Хотя по некоторым из этих вопросов был написан ряд важных работ, особенно молодыми британскими, немецкими и американскими исследователями, а также небольшой группой российских ученых, сейчас, в постсоветский период, освободившихся от прежних профессиональных ограничений, ни один из Больших сюжетов о войне и революции в России не делает принципиального упора на этих конвульсиях в плане спектра решений, доступных политическим игрокам всех убеждений, или разновидностей власти и языков, служивших для их рассмотрения. И либеральные, и демократическо-социалистические, и Большие советские сюжеты во всех своих изводах прямо или косвенно проводят мысль о том, что соучастие, разум и долгосрочные процессы модернизации представляли собой элементы прогрессивных исторических изменений, дававшие возможность исправить то, что в России после 1914 года как будто бы испортилось самым вопиющим образом. Собственно говоря, «модерная» война принесла с собой рост инакомыслия, мятежи, радикальные политические изменения и неудержимое насилие гражданской войны. Лишения, потери и сопутствующие им тревоги постепенно переросли в «жизнь в катастрофе», согласно эмоциональному выражению российского историка И. В. Нарского, поставив как современников, так и историков перед сложной задачей — понять и объяснить, как это могло случиться[15].
«Голос и перспектива»
На протяжении всего революционного периода в России одним из поразительных аспектов того, что Беркхофер называет «голосом и перспективой», являлась общность исторического мышления среди ведущих политических деятелей. В противоположность тому, как 1917 год оценивается в 2017 году, это выглядит причудливым анахронизмом. Как в России времен правления В. В. Путина, так и в Америке времен президентства Дональда Трампа нет ни исторической перспективы, ни понимания истории. Ни та ни другая не имеет сколько-нибудь отчетливого видения ни прошлого, ни будущего. После 1991 года в течение недолгого времени все задавались вопросом «Куда идет Россия?», представлявшим собой наследие институционализированной советской телеологии и название ежегодника. К 2017 году различные версии идеи Фрэнсиса Фукуямы о «конце истории» как будто бы пустили столь крепкие корни, что этому вопросу уже не уделялось серьезного внимания[16]. И США, и Россия опирались на презентистскую идеологию социальной стабильности и личного богатства, не стреноженную какими-либо идеологизированными представлениями о прогрессивных исторических изменениях. Для Путина и его сторонников необоснованная ностальгия по воображаемому былому «величию» подменяла просвещенное понимание исторических корней или хотя бы рудиментарные представления о них. Телеология была греческой философией. Как это непохоже на ситуацию в революционной России, когда буквально все основные политические фигуры отличались историческим подходом к условиям, в которых они находились, и своему положению. Их взгляды телеологически выстраивались на четких представлениях о том, куда может и должна идти история, причем это относится и к царю с его прискорбной беспомощностью, считавшему себя носителем Богом данных ценностей и трехвековых традиций Романовых, полученных от своего «незабвенного» отца, печально известного своими репрессиями Александра III, о чем Николай II и заявил на своей коронации в мае 1896 года.

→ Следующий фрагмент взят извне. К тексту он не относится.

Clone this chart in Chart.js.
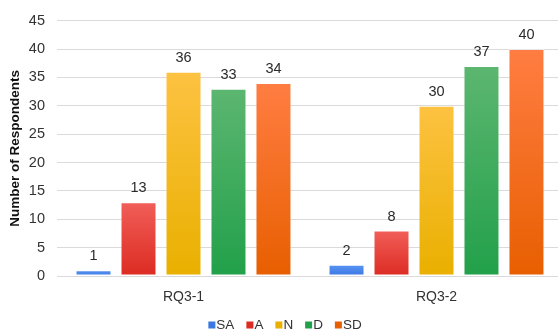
<!DOCTYPE html>
<html>
<head>
<meta charset="utf-8">
<script src="https://cdn.jsdelivr.net/npm/chart.js@4/dist/chart.umd.min.js"></script>
<style>
  html, body { margin: 0; padding: 0; background: #fff; overflow: hidden; }
  #wrap { width: 565px; height: 335px; position: relative; }
</style>
</head>
<body>
<div id="wrap"><canvas id="c"></canvas></div>
<script>
// Survey responses per question
const categories = ['RQ3-1', 'RQ3-2'];
const seriesNames = ['SA', 'A', 'N', 'D', 'SD'];
const SA = [1, 2];
const A  = [13, 8];
const N  = [36, 30];
const D  = [33, 37];
const SD = [34, 40];
const yTicks = [0, 5, 10, 15, 20, 25, 30, 35, 40, 45];

// Top / bottom colours of each series' vertical gradient
const palette = {
  SA: ['#5a95f4', '#3a77e2'],
  A:  ['#f15e58', '#dc2b22'],
  N:  ['#fdc241', '#e9b000'],
  D:  ['#5cb670', '#22a04a'],
  SD: ['#ff7d42', '#e85f00']
};
const values = { SA, A, N, D, SD };

const FONT = '"Liberation Sans", Arial, sans-serif';

function gradientFill(name) {
  return (ctx) => {
    const chart = ctx.chart;
    const area = chart.chartArea;
    if (!area || ctx.type !== 'data') return palette[name][1];
    const y = chart.scales.y;
    const top = y.getPixelForValue(ctx.raw);
    const base = y.getPixelForValue(0);
    if (base - top < 2) return palette[name][0];
    const g = chart.ctx.createLinearGradient(0, top, 0, base);
    g.addColorStop(0, palette[name][0]);
    g.addColorStop(1, palette[name][1]);
    return g;
  };
}

const datasets = seriesNames.map(name => ({
  label: name,
  data: values[name],
  backgroundColor: gradientFill(name),
  borderColor: 'rgba(255,255,255,0.35)',
  borderWidth: 1,
  borderSkipped: false,
  categoryPercentage: 0.889,
  barPercentage: 0.8
}));

// Value printed above every bar
const valueLabels = {
  id: 'valueLabels',
  afterDatasetsDraw(chart) {
    const { ctx } = chart;
    ctx.save();
    ctx.font = '14.5px ' + FONT;
    ctx.fillStyle = '#2a2a2a';
    ctx.textAlign = 'center';
    ctx.textBaseline = 'alphabetic';
    chart.data.datasets.forEach((ds, i) => {
      chart.getDatasetMeta(i).data.forEach((bar, j) => {
        ctx.fillText(String(ds.data[j]), bar.x, bar.y - 10);
      });
    });
    ctx.restore();
  }
};

// Compact legend row under the axis
const bottomLegend = {
  id: 'bottomLegend',
  afterDraw(chart) {
    const { ctx } = chart;
    ctx.save();
    ctx.font = '13.5px ' + FONT;
    ctx.textBaseline = 'middle';
    const box = 7, gapBox = 1, gapItem = 12;
    const items = chart.data.datasets.map(ds => ({
      label: ds.label,
      w: box + gapBox + ctx.measureText(ds.label).width
    }));
    const total = items.reduce((s, it) => s + it.w, 0) + gapItem * (items.length - 1);
    let x = 285 - total / 2;
    const yc = 325;
    items.forEach((it, i) => {
      ctx.fillStyle = palette[seriesNames[i]][1];
      ctx.fillRect(x, yc - box / 2, box, box);
      ctx.fillStyle = '#333';
      ctx.textAlign = 'left';
      ctx.fillText(it.label, x + box + gapBox, yc + 0.5);
      x += it.w + gapItem;
    });
    ctx.restore();
  }
};

new Chart(document.getElementById('c'), {
  type: 'bar',
  data: { labels: categories, datasets },
  plugins: [valueLabels, bottomLegend],
  options: {
    responsive: true,
    maintainAspectRatio: false,
    animation: false,
    layout: { padding: { top: 18, right: 2, bottom: 26, left: 0 } },
    plugins: {
      legend: { display: false },
      tooltip: { enabled: false }
    },
    scales: {
      x: {
        grid: { display: false },
        border: { display: false },
        ticks: { color: '#333', font: { family: FONT, size: 14 }, padding: 5 },
        afterFit(scale) { scale.height = 33; }
      },
      y: {
        min: 0,
        max: 45,
        afterBuildTicks(scale) { scale.ticks = yTicks.map(v => ({ value: v })); },
        grid: { color: '#dadada', lineWidth: 1, drawTicks: false },
        border: { display: false },
        ticks: { color: '#333', font: { family: FONT, size: 14.5 }, padding: 12 },
        title: {
          display: true,
          text: 'Number of Respondents',
          color: '#111',
          font: { family: FONT, size: 13.5, weight: 'bold' },
          padding: { top: 7, bottom: 0 }
        },
        afterFit(scale) { scale.width = 57; }
      }
    }
  }
});
</script>
</body>
</html>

Полезный способ понять эти исторические умонастроения состоит в том, чтобы не допустить их представления в виде конкретных политических идеологий, хотя они, несомненно, уязвимы для такого упрощения, и вместо этого относиться к ним как к разновидностям того, что историк и теоретик Уайт изящно назвал «глубинными структурами исторического воображения»: как к образам мысли, которые, сознательно или нет, предопределяют способ изложения исторических сюжетов[17].